------ INFORMATION PROVIDED
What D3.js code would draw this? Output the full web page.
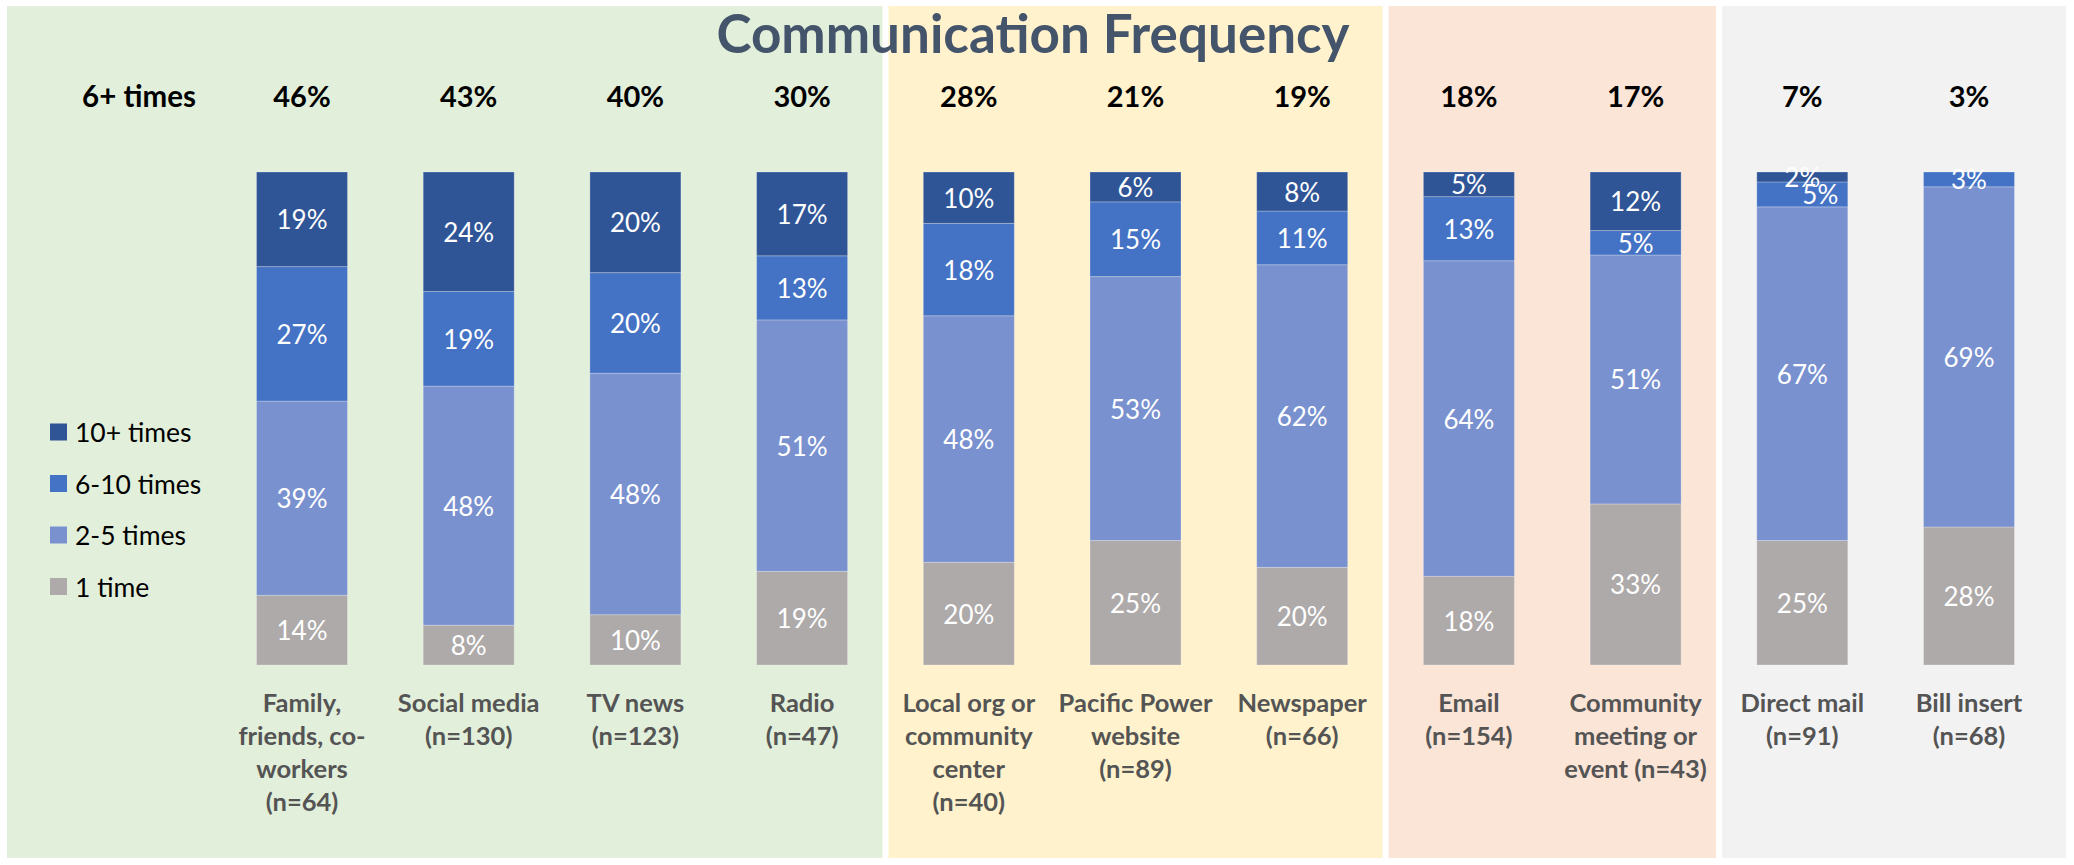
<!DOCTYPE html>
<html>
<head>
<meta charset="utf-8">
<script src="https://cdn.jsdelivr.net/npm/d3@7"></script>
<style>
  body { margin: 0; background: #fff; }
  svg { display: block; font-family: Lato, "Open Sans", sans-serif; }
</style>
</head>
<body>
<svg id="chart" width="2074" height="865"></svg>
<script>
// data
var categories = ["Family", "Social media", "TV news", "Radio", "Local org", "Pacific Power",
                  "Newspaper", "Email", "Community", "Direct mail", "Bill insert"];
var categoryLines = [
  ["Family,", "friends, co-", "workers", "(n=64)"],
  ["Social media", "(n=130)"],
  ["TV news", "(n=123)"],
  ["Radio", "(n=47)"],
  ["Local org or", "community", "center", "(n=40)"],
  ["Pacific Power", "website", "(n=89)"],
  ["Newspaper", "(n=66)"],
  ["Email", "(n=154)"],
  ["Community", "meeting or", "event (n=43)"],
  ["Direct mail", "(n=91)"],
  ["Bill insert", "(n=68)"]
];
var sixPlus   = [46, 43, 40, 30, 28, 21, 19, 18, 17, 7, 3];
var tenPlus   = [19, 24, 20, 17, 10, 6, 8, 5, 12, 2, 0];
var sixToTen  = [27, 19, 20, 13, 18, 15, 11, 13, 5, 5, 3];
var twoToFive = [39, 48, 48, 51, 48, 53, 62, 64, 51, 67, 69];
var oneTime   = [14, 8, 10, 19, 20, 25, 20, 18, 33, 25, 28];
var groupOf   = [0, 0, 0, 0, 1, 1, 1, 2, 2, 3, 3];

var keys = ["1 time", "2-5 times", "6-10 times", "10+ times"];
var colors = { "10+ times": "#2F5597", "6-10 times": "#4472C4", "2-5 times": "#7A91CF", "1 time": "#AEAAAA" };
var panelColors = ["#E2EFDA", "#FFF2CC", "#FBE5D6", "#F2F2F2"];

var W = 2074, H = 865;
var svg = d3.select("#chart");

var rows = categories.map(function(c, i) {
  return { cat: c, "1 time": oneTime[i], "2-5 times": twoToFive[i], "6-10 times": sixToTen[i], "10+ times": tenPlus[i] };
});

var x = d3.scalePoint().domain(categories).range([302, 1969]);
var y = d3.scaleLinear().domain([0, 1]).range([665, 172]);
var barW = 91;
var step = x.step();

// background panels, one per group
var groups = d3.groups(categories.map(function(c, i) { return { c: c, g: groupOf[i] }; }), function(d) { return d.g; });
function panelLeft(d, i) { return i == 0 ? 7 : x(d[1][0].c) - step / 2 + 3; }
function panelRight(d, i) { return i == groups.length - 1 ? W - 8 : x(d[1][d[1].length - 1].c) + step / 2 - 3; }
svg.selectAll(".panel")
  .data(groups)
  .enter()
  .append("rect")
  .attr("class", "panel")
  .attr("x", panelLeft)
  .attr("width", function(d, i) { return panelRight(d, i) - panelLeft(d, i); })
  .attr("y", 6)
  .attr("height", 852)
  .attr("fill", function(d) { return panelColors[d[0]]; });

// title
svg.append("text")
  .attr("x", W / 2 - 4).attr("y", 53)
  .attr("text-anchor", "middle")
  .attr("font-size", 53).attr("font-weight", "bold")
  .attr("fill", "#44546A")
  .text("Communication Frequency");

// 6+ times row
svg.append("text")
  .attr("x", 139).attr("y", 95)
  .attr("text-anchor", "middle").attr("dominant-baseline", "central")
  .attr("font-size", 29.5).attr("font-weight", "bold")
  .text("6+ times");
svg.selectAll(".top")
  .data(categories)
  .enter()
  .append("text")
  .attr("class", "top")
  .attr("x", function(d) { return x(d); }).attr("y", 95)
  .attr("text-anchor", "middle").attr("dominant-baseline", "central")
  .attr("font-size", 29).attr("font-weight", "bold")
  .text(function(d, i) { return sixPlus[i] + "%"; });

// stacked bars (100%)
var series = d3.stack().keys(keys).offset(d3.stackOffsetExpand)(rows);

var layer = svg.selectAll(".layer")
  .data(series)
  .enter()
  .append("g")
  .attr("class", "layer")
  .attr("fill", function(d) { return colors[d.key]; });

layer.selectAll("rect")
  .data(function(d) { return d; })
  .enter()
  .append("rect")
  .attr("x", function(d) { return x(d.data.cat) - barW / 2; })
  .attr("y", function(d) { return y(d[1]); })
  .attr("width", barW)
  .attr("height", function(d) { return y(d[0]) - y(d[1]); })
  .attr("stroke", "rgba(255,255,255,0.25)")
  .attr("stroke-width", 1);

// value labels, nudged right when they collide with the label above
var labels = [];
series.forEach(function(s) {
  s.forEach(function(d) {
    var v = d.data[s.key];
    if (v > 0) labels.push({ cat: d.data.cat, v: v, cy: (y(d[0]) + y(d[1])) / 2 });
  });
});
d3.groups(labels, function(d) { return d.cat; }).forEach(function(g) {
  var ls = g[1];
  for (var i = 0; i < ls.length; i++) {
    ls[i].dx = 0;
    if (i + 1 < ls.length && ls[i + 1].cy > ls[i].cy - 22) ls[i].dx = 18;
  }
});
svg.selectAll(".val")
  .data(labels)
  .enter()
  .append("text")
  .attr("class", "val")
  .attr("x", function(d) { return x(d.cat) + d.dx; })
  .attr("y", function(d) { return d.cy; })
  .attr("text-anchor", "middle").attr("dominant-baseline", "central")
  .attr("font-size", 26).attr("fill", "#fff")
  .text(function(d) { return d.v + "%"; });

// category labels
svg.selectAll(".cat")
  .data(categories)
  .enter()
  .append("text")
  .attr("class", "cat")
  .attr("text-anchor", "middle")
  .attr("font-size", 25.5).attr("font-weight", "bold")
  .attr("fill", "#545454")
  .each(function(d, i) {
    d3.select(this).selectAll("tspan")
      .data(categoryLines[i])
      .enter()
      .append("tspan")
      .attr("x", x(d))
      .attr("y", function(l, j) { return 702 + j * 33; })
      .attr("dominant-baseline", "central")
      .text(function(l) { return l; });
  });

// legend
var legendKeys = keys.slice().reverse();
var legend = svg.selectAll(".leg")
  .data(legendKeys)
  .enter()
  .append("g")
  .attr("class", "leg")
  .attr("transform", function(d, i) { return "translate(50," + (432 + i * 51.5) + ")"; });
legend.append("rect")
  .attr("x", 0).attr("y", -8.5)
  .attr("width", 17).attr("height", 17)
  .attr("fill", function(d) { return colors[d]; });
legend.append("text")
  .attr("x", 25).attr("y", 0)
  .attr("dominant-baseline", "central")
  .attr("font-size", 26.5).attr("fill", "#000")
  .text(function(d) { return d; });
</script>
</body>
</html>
------------
- [WHAT IS EXPECTED] Leave every image out, and retype the material exactly.

- [EXERCISE OUTPUT]
What D3.js code would draw this? Output the full web page.
<!DOCTYPE html>
<html>
<head>
<meta charset="utf-8">
<script src="https://cdn.jsdelivr.net/npm/d3@7"></script>
<style>
  body { margin: 0; background: #fff; }
  svg { display: block; font-family: Lato, "Open Sans", sans-serif; }
</style>
</head>
<body>
<svg id="chart" width="2074" height="865"></svg>
<script>
// data
var categories = ["Family", "Social media", "TV news", "Radio", "Local org", "Pacific Power",
                  "Newspaper", "Email", "Community", "Direct mail", "Bill insert"];
var categoryLines = [
  ["Family,", "friends, co-", "workers", "(n=64)"],
  ["Social media", "(n=130)"],
  ["TV news", "(n=123)"],
  ["Radio", "(n=47)"],
  ["Local org or", "community", "center", "(n=40)"],
  ["Pacific Power", "website", "(n=89)"],
  ["Newspaper", "(n=66)"],
  ["Email", "(n=154)"],
  ["Community", "meeting or", "event (n=43)"],
  ["Direct mail", "(n=91)"],
  ["Bill insert", "(n=68)"]
];
var sixPlus   = [46, 43, 40, 30, 28, 21, 19, 18, 17, 7, 3];
var tenPlus   = [19, 24, 20, 17, 10, 6, 8, 5, 12, 2, 0];
var sixToTen  = [27, 19, 20, 13, 18, 15, 11, 13, 5, 5, 3];
var twoToFive = [39, 48, 48, 51, 48, 53, 62, 64, 51, 67, 69];
var oneTime   = [14, 8, 10, 19, 20, 25, 20, 18, 33, 25, 28];
var groupOf   = [0, 0, 0, 0, 1, 1, 1, 2, 2, 3, 3];

var keys = ["1 time", "2-5 times", "6-10 times", "10+ times"];
var colors = { "10+ times": "#2F5597", "6-10 times": "#4472C4", "2-5 times": "#7A91CF", "1 time": "#AEAAAA" };
var panelColors = ["#E2EFDA", "#FFF2CC", "#FBE5D6", "#F2F2F2"];

var W = 2074, H = 865;
var svg = d3.select("#chart");

var rows = categories.map(function(c, i) {
  return { cat: c, "1 time": oneTime[i], "2-5 times": twoToFive[i], "6-10 times": sixToTen[i], "10+ times": tenPlus[i] };
});

var x = d3.scalePoint().domain(categories).range([302, 1969]);
var y = d3.scaleLinear().domain([0, 1]).range([665, 172]);
var barW = 91;
var step = x.step();

// background panels, one per group
var groups = d3.groups(categories.map(function(c, i) { return { c: c, g: groupOf[i] }; }), function(d) { return d.g; });
function panelLeft(d, i) { return i == 0 ? 7 : x(d[1][0].c) - step / 2 + 3; }
function panelRight(d, i) { return i == groups.length - 1 ? W - 8 : x(d[1][d[1].length - 1].c) + step / 2 - 3; }
svg.selectAll(".panel")
  .data(groups)
  .enter()
  .append("rect")
  .attr("class", "panel")
  .attr("x", panelLeft)
  .attr("width", function(d, i) { return panelRight(d, i) - panelLeft(d, i); })
  .attr("y", 6)
  .attr("height", 852)
  .attr("fill", function(d) { return panelColors[d[0]]; });

// title
svg.append("text")
  .attr("x", W / 2 - 4).attr("y", 53)
  .attr("text-anchor", "middle")
  .attr("font-size", 53).attr("font-weight", "bold")
  .attr("fill", "#44546A")
  .text("Communication Frequency");

// 6+ times row
svg.append("text")
  .attr("x", 139).attr("y", 95)
  .attr("text-anchor", "middle").attr("dominant-baseline", "central")
  .attr("font-size", 29.5).attr("font-weight", "bold")
  .text("6+ times");
svg.selectAll(".top")
  .data(categories)
  .enter()
  .append("text")
  .attr("class", "top")
  .attr("x", function(d) { return x(d); }).attr("y", 95)
  .attr("text-anchor", "middle").attr("dominant-baseline", "central")
  .attr("font-size", 29).attr("font-weight", "bold")
  .text(function(d, i) { return sixPlus[i] + "%"; });

// stacked bars (100%)
var series = d3.stack().keys(keys).offset(d3.stackOffsetExpand)(rows);

var layer = svg.selectAll(".layer")
  .data(series)
  .enter()
  .append("g")
  .attr("class", "layer")
  .attr("fill", function(d) { return colors[d.key]; });

layer.selectAll("rect")
  .data(function(d) { return d; })
  .enter()
  .append("rect")
  .attr("x", function(d) { return x(d.data.cat) - barW / 2; })
  .attr("y", function(d) { return y(d[1]); })
  .attr("width", barW)
  .attr("height", function(d) { return y(d[0]) - y(d[1]); })
  .attr("stroke", "rgba(255,255,255,0.25)")
  .attr("stroke-width", 1);

// value labels, nudged right when they collide with the label above
var labels = [];
series.forEach(function(s) {
  s.forEach(function(d) {
    var v = d.data[s.key];
    if (v > 0) labels.push({ cat: d.data.cat, v: v, cy: (y(d[0]) + y(d[1])) / 2 });
  });
});
d3.groups(labels, function(d) { return d.cat; }).forEach(function(g) {
  var ls = g[1];
  for (var i = 0; i < ls.length; i++) {
    ls[i].dx = 0;
    if (i + 1 < ls.length && ls[i + 1].cy > ls[i].cy - 22) ls[i].dx = 18;
  }
});
svg.selectAll(".val")
  .data(labels)
  .enter()
  .append("text")
  .attr("class", "val")
  .attr("x", function(d) { return x(d.cat) + d.dx; })
  .attr("y", function(d) { return d.cy; })
  .attr("text-anchor", "middle").attr("dominant-baseline", "central")
  .attr("font-size", 26).attr("fill", "#fff")
  .text(function(d) { return d.v + "%"; });

// category labels
svg.selectAll(".cat")
  .data(categories)
  .enter()
  .append("text")
  .attr("class", "cat")
  .attr("text-anchor", "middle")
  .attr("font-size", 25.5).attr("font-weight", "bold")
  .attr("fill", "#545454")
  .each(function(d, i) {
    d3.select(this).selectAll("tspan")
      .data(categoryLines[i])
      .enter()
      .append("tspan")
      .attr("x", x(d))
      .attr("y", function(l, j) { return 702 + j * 33; })
      .attr("dominant-baseline", "central")
      .text(function(l) { return l; });
  });

// legend
var legendKeys = keys.slice().reverse();
var legend = svg.selectAll(".leg")
  .data(legendKeys)
  .enter()
  .append("g")
  .attr("class", "leg")
  .attr("transform", function(d, i) { return "translate(50," + (432 + i * 51.5) + ")"; });
legend.append("rect")
  .attr("x", 0).attr("y", -8.5)
  .attr("width", 17).attr("height", 17)
  .attr("fill", function(d) { return colors[d]; });
legend.append("text")
  .attr("x", 25).attr("y", 0)
  .attr("dominant-baseline", "central")
  .attr("font-size", 26.5).attr("fill", "#000")
  .text(function(d) { return d; });
</script>
</body>
</html>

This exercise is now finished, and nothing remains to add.